By necessity carriers are going to need to operate further offshore given the advancements in anti ship missiles. Essentially the carriers are going to need to hide, in the ocean.
Given the short range of the F35B something like the US navy stingray drone will need to be operated by the RN. or risk bring the carriers to close to shore. Again necessitating the need for cats and traps.
Buddy storing off another F35 is an utter waste of an airframe.
It should also be remembered that the US navy FAXX is on a par with Tempest for size.
If we did put EMALs on the carriers it in itself creates a problem as the most tried and tested system is the general Atomics on the Ford Class Carriers which brings us neatly back to. Doing business with an increasingly belligerent US.
There’s no reason BAE couldn’t develop their own EMALs. It’d take longer but it’s not outside their capability to do so.
Personally I think we shouldn’t reconfigure the carriers to CATOBAR, though; it’d cost billions and take each carrier out of service for several years to complete the work, leaving us with only one available carrier – sometimes none.
I’m in favour of something like the Stingray drone. Again, no reason why we can’t develop our own and put smaller EMALS on the carriers. TBH, as they keep saying they’re looking for a drone-based solution to carrier AEW, maybe we should design a common drone airframe with two versions: AEW and A2A refuelling.
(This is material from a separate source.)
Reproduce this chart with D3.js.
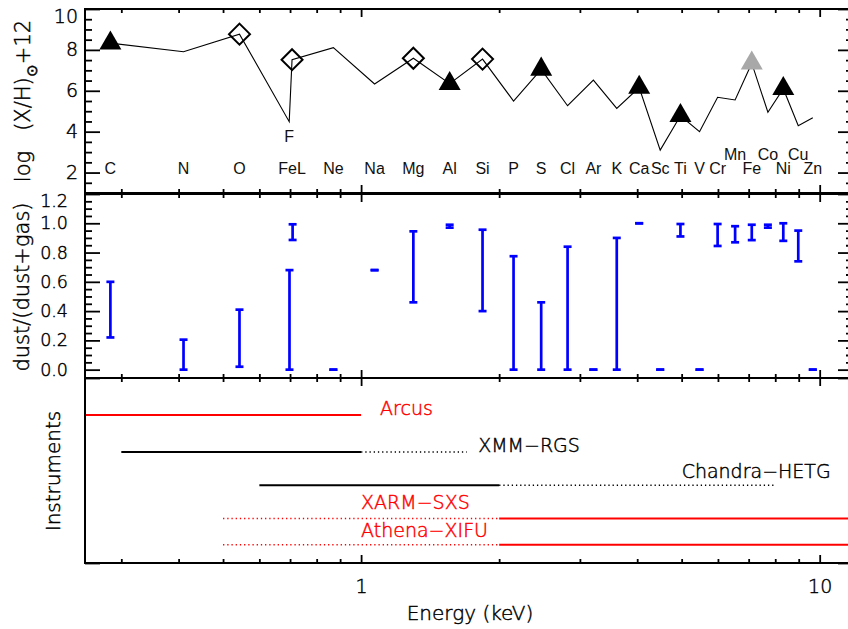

Or we develop strike drones with a longer range, designed to go ahead of an F-35 to strike targets – or even eventually operate without the F-35, and leave the F-35s for fleet defence?
Oh dear god…. not again.
We worked on our own EMALs until the carriers went STOVL. Cost would be very high and would probably be as gestation heavy as the much greater financed US version. The fact that the nationalistic French are looking to buy the US version should tell you how much of a non starter that now is.